The problem is, the failed potential for this as a game. A sentiment best captured by, er, the game. In one of those 30-page chunks, as I read about Kia’s practical experiments to try to disprove Aristotle’s geocentric model, she recounts a conversation with her father about how pleased he is she’s doing all this. As he introduces Copernicus to the story, she writes,

“Dad said I was retracing that debate, and he was extremely happy about it, because real science is about investigation and discovery, not just reading the words of a textbook author.”

Oops.

The irony is a little sore.

There are exceptions. When it’s teaching about the retrograde motion of Mars, and how this can be proven in both geocentric and heliocentric models, you do get to play with (outlandishly complex) machines to see this in action.

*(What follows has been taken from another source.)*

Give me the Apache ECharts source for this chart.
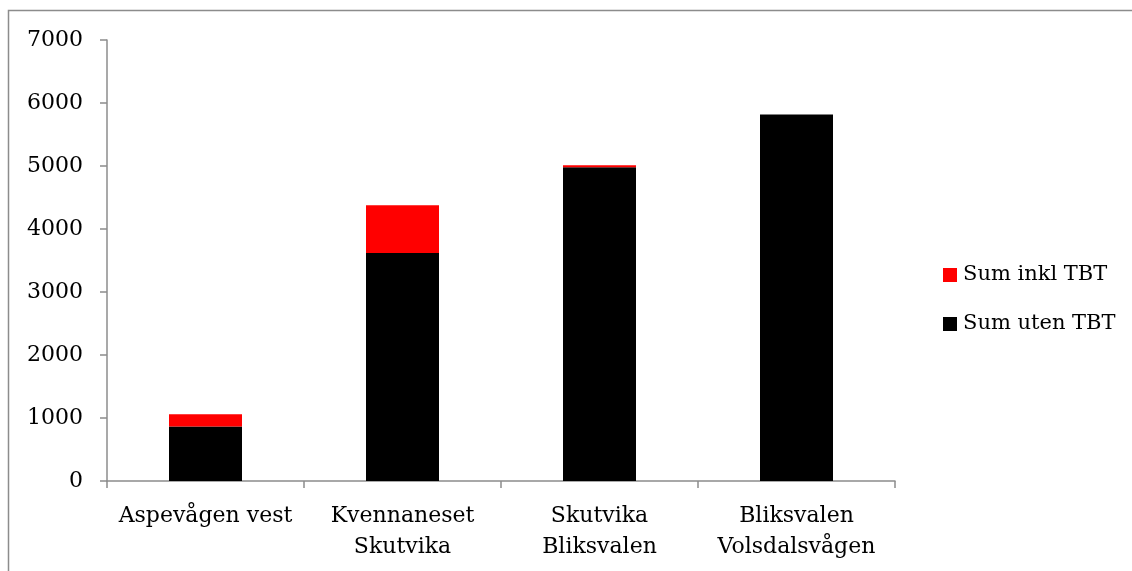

That makes a difference. But it’s still so dismissive, there to be a puzzle, rather than an application.

And so it goes on and on. I admit I've not finished it. I'm 200-something pages into this diary, and it's getting into Aristotle's mistaken beliefs about the speed of falling object's, and Kia's exhaustive experiments to prove him wrong. And still all the learning is taking place in the book, the puzzles really only tangentially related.

It calls itself "The Next Generation Science Game", but the reality is this feels like something very last generation. Not just the somewhat clunky graphics (they're nice enough, but look a good few years old), but the whole approach feels like something that misunderstands how games can really be applied to education. Just look at Minecraft, for goodness sakes, to see that it's about experimentation and application, not book reading and tests. I think there will be kids who will really appreciate this, but I suspect it'll be those who would have enjoyed being given a textbook about the subject almost as much. I really cannot see it drawing in the crowds to accidentally learn physics and astronomy while they play. Mostly because there's almost no playing!

I love that it's tried, and it certainly is no disaster. But I really can't work out exactly who or what it's for.

Odyssey is out today for Windows and Mac via Steam for $15.